My maternal grandmother was 78 years old. Her death was not a surprise but rather the conclusion to a slow decline that had begun a year prior. My grandmother had diabetes, and had coped with it for decades. Until a few years ago, she had also seemed to be reasonably healthy given her age and medical condition. Complications to her circulation, however, necessitated surgeries, which themselves caused more problems. For the past year, she had been in and out of the hospital—and when home, she was still confined to a bed. This was a trying time for my grandfather and mother (not to mention Grandma herself). Grandpa wanted Grandma to be at home, but taking care of her and meeting her needs was a daunting task. Yet constantly bouncing from hospital to home was stressful in its own way. It was a vicious and unforgiving cycle, and recently we had reached the point where no one was giving us good news. Despite the occasional days of seeming to rally, my grandmother was not going to get better in the long term, and with each passing week her decline became more obvious. We all wanted closure.

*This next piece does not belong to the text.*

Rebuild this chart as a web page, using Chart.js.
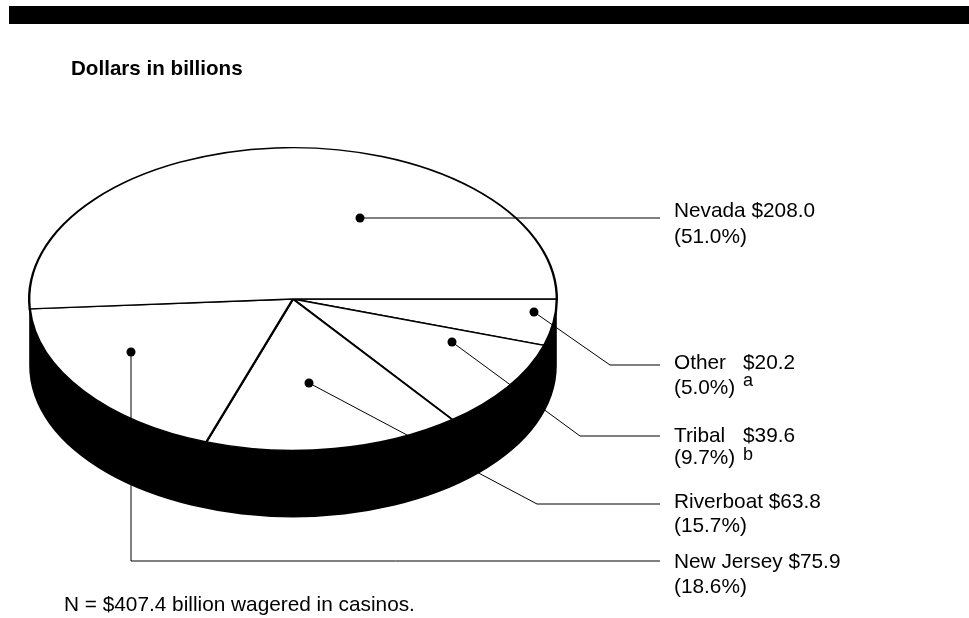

The above paragraph reads, to me, as if I have much more intimate knowledge of these events than I actually do. I was on the fringes of this activity, involved only as the concerned grandson visiting his grandmother occasionally at home or in the hospital. This was largely my relationship with Grandma. As kids we would visit my grandparents’ house and play, eat her baking, and—especially in recent years—listen to my grandfather’s enthusiastic explanations of his latest forays into computers and cameras. In my later adolescence, I made more concerted efforts to “get to know” Grandma. I asked questions about her life, and about what life in general was like when she was growing up. Aware that the world had been so different then, and that she would not always be around to provide that first-hand testimony to me, I tried to learn what I could while I had that opportunity.
This is my first death of a grandparent. In fact, it’s the first time anyone close to me has died. I’ve somehow managed to escape ever having to attend a funeral or mourn the passing of a loved one. That’s probably the strangest part of this experience: I am not all that broken up about her death itself, because we knew it was coming, and in some ways it’s a relief. Yet I have been affected more than I anticipated simply because, for the first time in my life, someone is gone.
Further complicating the situation, of course, is the fact that I’m living and working in a foreign country 6000 kilometres away. My mother has my brother, sister, and grandfather around for support. And I’m coping fine—it helps that I did manage to see my Grandma one last time while I was home for Christmas, and even if I didn’t quite expect her to die so soon after that, part of me expected that to be the last time I saw her. The idea that I never will see her again is the hardest notion to accept. People who are merely absent are still around, living their own lives, always with the potential to intersect with your own again. I think now of all the times I put off visiting my grandparents, didn’t make the time simply because I was tired or more interested in what was on a screen in front of me. Don’t get me wrong—I don’t feel incredibly guilty. But moments with loved ones, particularly those who are now elderly, are finite and fleeting. They must always be cherished.
I debated whether I wanted to say anything here. I avoided tweeting anything after I learned, because I wanted to avoid the inevitable barrage of perfunctory, “I’m so sorry for your loss” tweets and Facebook comments that would follow. (I suppose those are going to happen now, but what can I do?) But to let my Grandma’s death go by entirely unremarked here would be … strange. And I know from experience that the longer I procrastinate writing a blog post, the more its chances of ever actually happening diminish. So this is it: a 21st-century way of marking a memory, my farewell to one of only two grandmothers I will ever have.